Fine-tuning for Custom Entities
For custom entity types, you need own corpus and fine-tuning:
- Annotation: Prodigy, Label Studio, or Doccano. Minimum 200–500 examples per entity type
- Format: IOB2 (BIO-tagging)—NER standard
- Training: HuggingFace TokenClassification with pretrained RuBERT
from transformers import AutoModelForTokenClassification, TrainingArguments
model = AutoModelForTokenClassification.from_pretrained(
"DeepPavlov/rubert-base-cased",
num_labels=len(label_list),
id2label=id2label,
label2id=label2id
)
NER Quality Assessment
Entity-level F1 (strict)—main metric. "Strict" means: correct type AND correct span boundaries. Partial match counts as error.

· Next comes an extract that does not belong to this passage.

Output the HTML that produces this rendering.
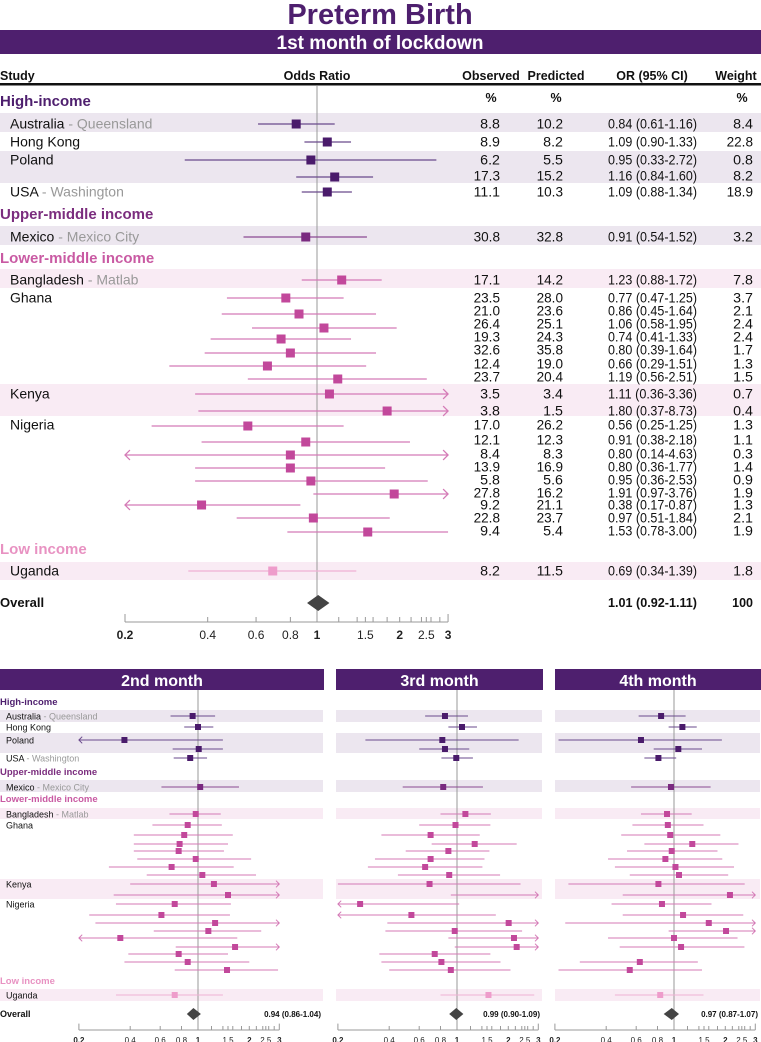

Typical Russian text scores:
- PER: F1 95–97% (easily recognizable patterns)
- ORG: F1 88–93% (many abbreviations, acronyms)
- LOC: F1 90–95%
- Custom domain entities: 80–90% after fine-tuning on 1K+ examples
Complex Cases
- Nested entities: "Ministry of Finance of Russia"—(ORG + LOC). Most standard models don't support nesting; needs specialized architectures (Span-BERT, biaffine NER)

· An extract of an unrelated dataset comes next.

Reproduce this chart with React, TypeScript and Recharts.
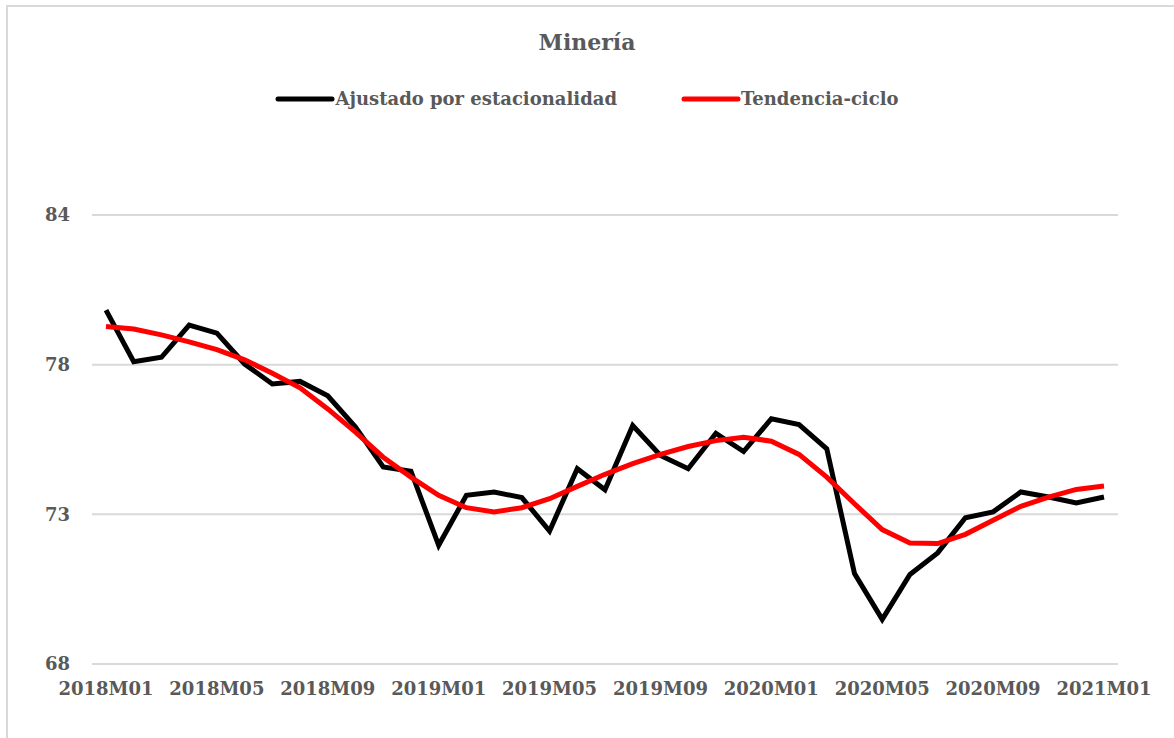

- Scattered entities: "LLC... (hereinafter—Company)"—coreference requires separate module
- Ambiguity: "Apple"—company or fruit? Resolved via context (transformers handle well)
Deployment
spaCy: export to .spacy format, serving via FastAPI. BERT: ONNX export for CPU, TorchServe for GPU. Latency: spaCy CPU ~5ms/sentence, BERT ONNX CPU ~30ms/sentence.